SaaS型ERP製品の導入方法は、Fit to StandardなのかFit&Gapなのか?

ERPパッケージの導入と分析の重要性

ERPパッケージは、企業の基幹システムとして、企業の活動に必要な機能を集約した情報システムです。
これにより、データの一元管理や業務の統合が可能になります。独自のシステムを一から構築して導入するスクラッチ開発に比べてコストが低く、導入期間も短いため、昨今導入する企業が増えています。

導入にあたっては、Fit to StandardやFit&Gap分析を通じて自社の導入目的に沿った最適なERPパッケージを選択し、必要に応じて業務プロセスを変更することが大切です。

本記事では、Fit to Standard・Fit&Gap分析とは何なのか。また、ローコード開発のPower Platformと組み合わせてカスタマイズの導入が可能なERP製品「Dynamics 365 Business Central」についてご紹介します。

Fit to Standardとは?

Fit to Standardは、既存の標準機能を最大限に活かし、必要に応じて複数のクラウドサービスと組み合わせて導入する方法です。システムの既存の標準機能を充分に活かすことを前提としており、追加のカスタマイズ・アドオンの開発は行いません。

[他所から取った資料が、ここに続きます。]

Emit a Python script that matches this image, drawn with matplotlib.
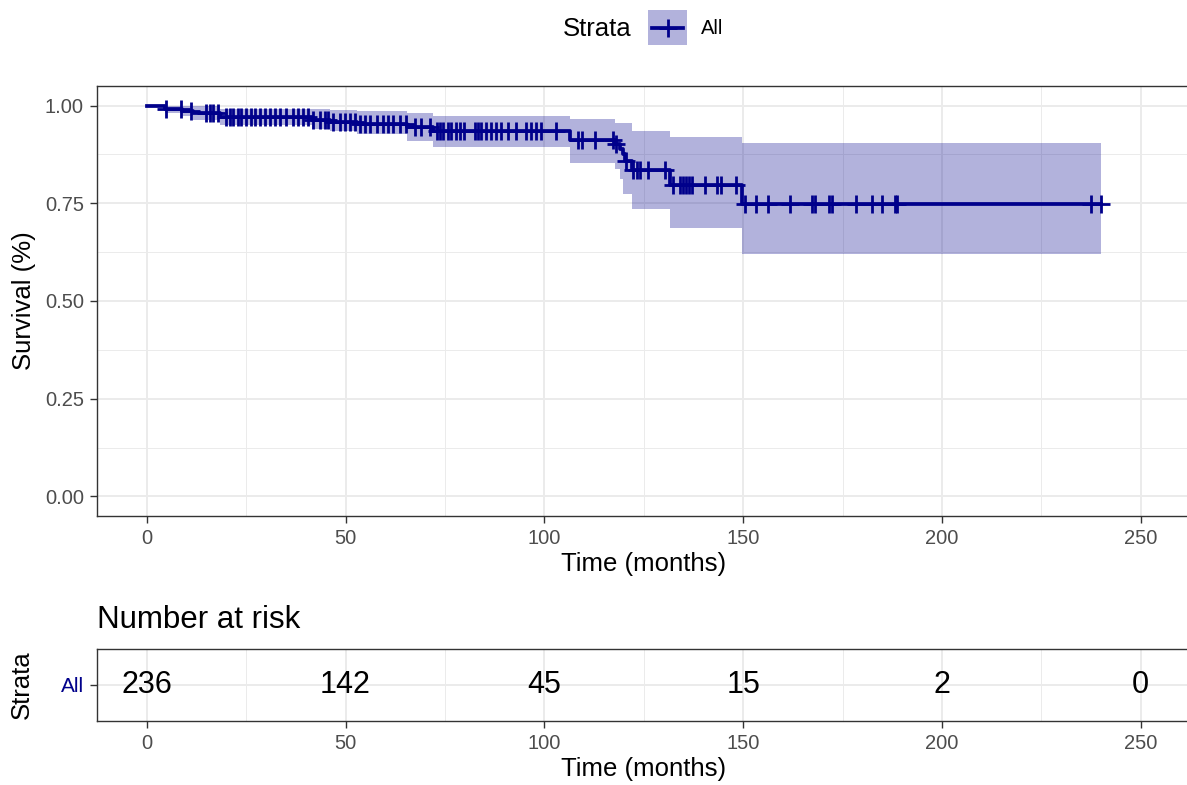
import matplotlib
matplotlib.use("Agg")
import matplotlib.pyplot as plt
import numpy as np
from matplotlib.patches import Rectangle

plt.rcParams['font.family'] = ['Liberation Sans', 'DejaVu Sans']

# ---- Kaplan-Meier estimate (step starts) and 95% confidence band ----
step_time = [0, 4.5, 8.8, 11.6, 18.4, 41.5, 46.0, 52.8, 65.4, 72.0,
             106.4, 117.7, 119.0, 119.7, 120.2, 122.0, 131.5, 149.7]
step_surv = [1.000, 0.992, 0.987, 0.981, 0.970, 0.962, 0.958, 0.954, 0.946, 0.936,
             0.911, 0.901, 0.888, 0.875, 0.858, 0.836, 0.798, 0.747]
step_lower = [1.000, 0.981, 0.972, 0.964, 0.950, 0.940, 0.935, 0.928, 0.910, 0.893,
              0.854, 0.837, 0.811, 0.773, 0.773, 0.735, 0.686, 0.620]
step_upper = [1.000, 1.000, 1.000, 0.998, 0.992, 0.990, 0.988, 0.985, 0.980, 0.973,
              0.966, 0.956, 0.956, 0.956, 0.956, 0.934, 0.920, 0.905]
last_time = 240.0

# ---- censoring times ----
censor_time = [
    4.95, 8.7, 11.2, 15.0, 15.8, 16.7, 17.9, 20.0, 20.9, 21.7, 23.0, 23.8, 25.1,
    26.3, 27.2, 28.4, 29.7, 30.9, 32.2, 33.5, 35.1, 36.8, 38.1, 39.3, 40.6, 41.8,
    43.5, 44.8, 45.6, 46.9, 48.5, 49.8, 51.1, 52.3, 53.6, 54.8, 56.1, 57.8, 59.4,
    60.7, 61.9, 63.6, 65.3, 67.4, 69.1, 71.2, 72.9, 73.7, 74.5, 75.7, 76.6, 77.7,
    78.7, 79.9, 82.5, 83.3, 84.2, 85.4, 86.7, 87.9, 89.2, 90.9, 93.0, 95.5, 96.7,
    98.0, 99.2, 103.0, 108.4, 109.6, 112.7, 117.2, 118.0, 120.6, 122.3, 123.2,
    124.0, 126.0, 130.3, 132.3, 134.2, 135.0, 135.7, 136.5, 137.2, 140.3, 143.4,
    144.5, 148.3, 150.5, 153.2, 156.3, 161.9, 167.4, 168.1, 171.5, 172.4, 178.5,
    182.5, 184.9, 188.2, 188.6, 237.6, 240.0]

# ---- number at risk table ----
risk_times = [0, 50, 100, 150, 200, 250]
risk_counts = [236, 142, 45, 15, 2, 0]
strata_labels = ["All"]

x_ticks = [0, 50, 100, 150, 200, 250]
y_ticks = [0.00, 0.25, 0.50, 0.75, 1.00]

LINE = "#00008B"
BAND = LINE
GRID = "#EBEBEB"
BORDER = "#333333"
TICKTXT = "#4D4D4D"

LW = 2.7
MS = 12.5
MEW = 2.0

W, H = 1187, 785
fig = plt.figure(figsize=(W / 100, H / 100), dpi=100)


def box(l, t, r, b):
    return [l / W, 1 - b / H, (r - l) / W, (b - t) / H]


def style_axes(ax):
    ax.set_facecolor("white")
    for s in ax.spines.values():
        s.set_color(BORDER)
        s.set_linewidth(1.0)
    ax.tick_params(axis="both", which="major", length=5, width=1.0, color=BORDER,
                   labelcolor=TICKTXT, labelsize=14.5, pad=4.5)
    ax.tick_params(axis="both", which="minor", length=0)
    ax.grid(True, which="major", color=GRID, linewidth=1.4, zorder=0)
    ax.grid(True, which="minor", color=GRID, linewidth=0.7, zorder=0)
    ax.set_axisbelow(True)


# ---------------- survival panel ----------------
ax = fig.add_axes(box(97, 86, 1190.4, 516))
style_axes(ax)

st = np.array(step_time + [last_time])
sv = np.array(step_surv + [step_surv[-1]])
lo = np.array(step_lower + [step_lower[-1]])
up = np.array(step_upper + [step_upper[-1]])

ax.fill_between(st, lo, up, step="post", color=BAND, alpha=0.3, linewidth=0, zorder=2)
ax.step(st, sv, where="post", color=LINE, linewidth=LW, zorder=3)

ct = np.array(censor_time)
idx = np.searchsorted(np.array(step_time), ct, side="right") - 1
cy = np.array(step_surv)[idx]
ax.plot(ct, cy, linestyle="none", marker="+", markersize=MS, markeredgewidth=MEW,
        color=LINE, zorder=4)

ax.set_xlim(-12.5, 262.5)
ax.set_ylim(-0.05, 1.05)
ax.set_xticks(x_ticks)
ax.set_xticks([25, 75, 125, 175, 225], minor=True)
ax.set_yticks(y_ticks)
ax.set_yticklabels([f"{v:.2f}" for v in y_ticks])
ax.set_yticks([0.125, 0.375, 0.625, 0.875], minor=True)
ax.set_xlabel("Time (months)", fontsize=18.5, labelpad=3)
ax.set_ylabel("Survival (%)", fontsize=18.5, labelpad=6)

# ---------------- legend ----------------
fig.text(563 / W, 1 - 29 / H, "Strata", fontsize=18.5, ha="left", va="center")
kax = fig.add_axes(box(648, 10, 687, 45))
kax.set_xlim(0, 1)
kax.set_ylim(0, 1)
kax.axis("off")
kax.add_patch(Rectangle((0, 0), 1, 1, facecolor=BAND, alpha=0.3, edgecolor="none"))
kax.plot([0.1, 0.9], [0.5, 0.5], color=LINE, linewidth=LW)
kax.plot([0.5], [0.5], marker="+", markersize=MS, markeredgewidth=MEW, color=LINE)
fig.text(701 / W, 1 - 29 / H, "All", fontsize=14.5, ha="left", va="center")

# ---------------- number at risk table ----------------
fig.text(97 / W, 1 - 620 / H, "Number at risk", fontsize=22.5, ha="left", va="center")
rax = fig.add_axes(box(97, 649, 1190.4, 721))
style_axes(rax)
rax.set_xlim(-12.5, 262.5)
rax.set_ylim(0.4, 1.6)
rax.set_xticks(x_ticks)
rax.set_xticks([25, 75, 125, 175, 225], minor=True)
rax.set_yticks([1])
rax.set_yticklabels(strata_labels)
for lbl in rax.get_yticklabels():
    lbl.set_color(LINE)
    lbl.set_fontsize(15)
for t, n in zip(risk_times, risk_counts):
    rax.text(t, 1, str(n), fontsize=22, ha="center", va="center", color="black", zorder=5)
rax.set_xlabel("Time (months)", fontsize=18.5, labelpad=3)
rax.set_ylabel("Strata", fontsize=18.5, labelpad=19)

fig.savefig("out.png", dpi=100, facecolor="white")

従来、企業は自社の要件に合わせてERPシステムを構築・運用してきましたが、Fit to Standardでは、システムの標準機能を最大限に活用することを重視します。この方法により導入期間が短縮され、低コストでの導入が実現できます。

しかし、システム側に業務を合わせて変更することによって現場からの不満が出たり、業務によってはシステムに合わせることが難しい場合もあります。

Fit&Gapとは?

Fit & Gapとは、システムの標準機能(Fit)と企業の現在の業務プロセスや要件との間のギャップ(Gap)を洗い出す手法です。その目的として、必要なカスタマイズやプロセスの変更を明確にし、システムを企業の具体的なニーズにマッチさせるようにすることです。

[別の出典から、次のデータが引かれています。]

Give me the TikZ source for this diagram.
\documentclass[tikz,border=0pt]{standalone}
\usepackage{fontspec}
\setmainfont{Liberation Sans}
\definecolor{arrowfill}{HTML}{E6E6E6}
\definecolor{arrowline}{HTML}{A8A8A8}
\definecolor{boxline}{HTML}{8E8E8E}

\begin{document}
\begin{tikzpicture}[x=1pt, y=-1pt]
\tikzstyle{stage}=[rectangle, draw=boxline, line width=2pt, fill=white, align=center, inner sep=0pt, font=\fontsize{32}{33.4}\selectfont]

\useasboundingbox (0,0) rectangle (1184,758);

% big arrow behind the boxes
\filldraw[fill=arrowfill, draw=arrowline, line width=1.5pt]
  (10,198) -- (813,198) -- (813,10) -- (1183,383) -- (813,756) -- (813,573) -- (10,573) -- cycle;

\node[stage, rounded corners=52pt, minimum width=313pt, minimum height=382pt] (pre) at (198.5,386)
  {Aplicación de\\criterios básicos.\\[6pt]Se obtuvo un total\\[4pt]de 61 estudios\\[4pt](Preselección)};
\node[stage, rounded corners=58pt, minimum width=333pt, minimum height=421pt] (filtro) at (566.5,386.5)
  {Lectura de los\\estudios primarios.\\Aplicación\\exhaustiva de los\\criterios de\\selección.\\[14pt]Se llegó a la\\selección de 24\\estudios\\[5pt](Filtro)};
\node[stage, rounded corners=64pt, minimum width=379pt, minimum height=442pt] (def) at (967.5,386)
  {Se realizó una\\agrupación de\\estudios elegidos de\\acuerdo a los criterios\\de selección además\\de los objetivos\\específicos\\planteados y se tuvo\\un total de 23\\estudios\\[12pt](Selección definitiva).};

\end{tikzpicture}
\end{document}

このアプローチでは、業務プロセスをシステムに合わせ、システムがカバーできない部分についてはアドオン開発を実施いたします。従って、アドオン開発のボリュームが大きいほど労力は増え、導入期間が長くなります。

Fit to StandardとFit & Gap(アドオン開発を行う導入方法)の違いは、以下の通りです。

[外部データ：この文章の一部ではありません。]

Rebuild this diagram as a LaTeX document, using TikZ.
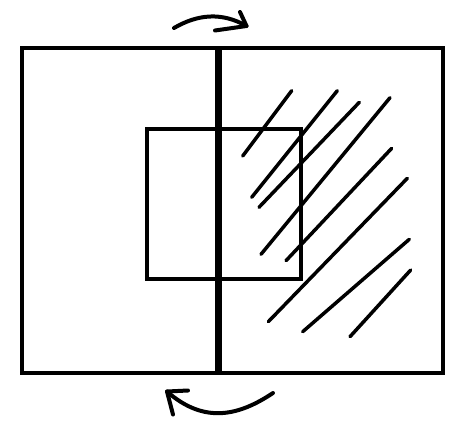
\documentclass[tikz,border=0pt]{standalone}
\usepackage{tikz}
\usetikzlibrary{positioning}

\begin{document}
\begin{tikzpicture}[x=1pt, y=-1pt,
		frame/.style={line width=4pt, line join=miter},
		hatch/.style={line width=3.5pt, line cap=round},
		turn/.style={line width=4pt, line cap=round, line join=round}]
					\useasboundingbox (0,0) rectangle (474,424);
					
					\draw[frame] (22,48) rectangle (218,373);
					\draw[frame] (220,48) rectangle (443,373);
					\draw[line width=6pt] (218,46) -- (218,375);
					\draw[frame] (147,129) rectangle (301,279);
					
					\draw[hatch] (291.7,90.7) -- (242.7,156);
					\draw[hatch] (337.3,90.7) -- (251.7,197.3);
					\draw[hatch] (359.3,102.3) -- (259,207.3);
					\draw[hatch] (390,97.7) -- (261,254.3);
					\draw[hatch] (391.7,148.3) -- (286,260.7);
					\draw[hatch] (407.3,178.3) -- (268.3,321.7);
					\draw[hatch] (409.3,239.3) -- (302.7,331.7);
					\draw[hatch] (410.7,270) -- (350,336.7);
					
					\coordinate (top start) at (174,28);
					\coordinate (top end) at (246.5,26);
					\draw[turn] (top start) .. controls (198,14) and (222,12) .. (top end);
					\draw[turn] (215,30.5) -- (top end) -- (240,12);
					
					\coordinate (bottom start) at (273,393);
					\coordinate (bottom end) at (167,391.5);
					\draw[turn] (bottom start) .. controls (240,415) and (205,425) .. (bottom end);
					\draw[turn] (188,390.5) -- (bottom end) -- (173,414.5);
				\end{tikzpicture}
\end{document}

ERP製品 : Dynamics 365 Business Centralのおすすめ

Microsoft社製SaaS型ERP製品の Dynamics 365 Business Centralは、Fit to Standardで足りない部分(Gap)をローコード開発のPower Platformと組み合わせてカスタマイズする導入方法を推奨しています。

Microsoft Power Platformは、直感的にコラボレーションできる拡張可能なプラットフォームで、効率的で柔軟なソリューションを簡単に作成するローコードツールを提供しています。 このプラットフォームは、ビジネスの課題に対応するために、以下の4つの主要なツールを組み合わせています。

Power BI:

分析: Power BIは、クラウドやオンプレミスのデータソースに接続し、簡単な操作でデータを統合・モデル化するツールです。Excelのように直感的に使用でき、高度な分析機能を提供し、 多様なデータからインテリジェントなインサイトを導き出します。

Power Apps:

対応: ローコードソリューションを構築してビジネスの課題に対応します。つまりプログラミングなしで、様々な業務をアプリにすることができ、業務改善や効率化に繋げることができます。

Power Automate:

自動化: コーディング不要の自動化でプロセスを合理化することができますノーコードプラットフォームとして設計されており、エンジニアやデータ入力作業を行う従業員の作業効率を大幅に向上させることができます。

Power Virtual Agents:

支援: 会話型AIで日常的な問い合わせを大規模に処理します。他のMicrosoft製品とデータ連携ができるため、顧客データに関するタスクの自動化も行うことが可能です。

まとめ

本記事ではFit to StandardとFit&Gap分析、Dynamics 365 Business Centralをご紹介しました。

ERPの導入には、要件の明確化やAS-IS、TO-BEの可視化など、十分に準備を行い、最適な製品選定を行った上でFit to Standard/Fit & Gapにて導入する必要があります。

導入前の分析を通じて、自社に必要なシステムの要件をあらかじめ洗い出し、それらとパッケージ製品が持つ機能はどれぐらい条件を満たしているのか?どの部分が足りないのか?を事前に分析し、把握しておくことが非常に重要です。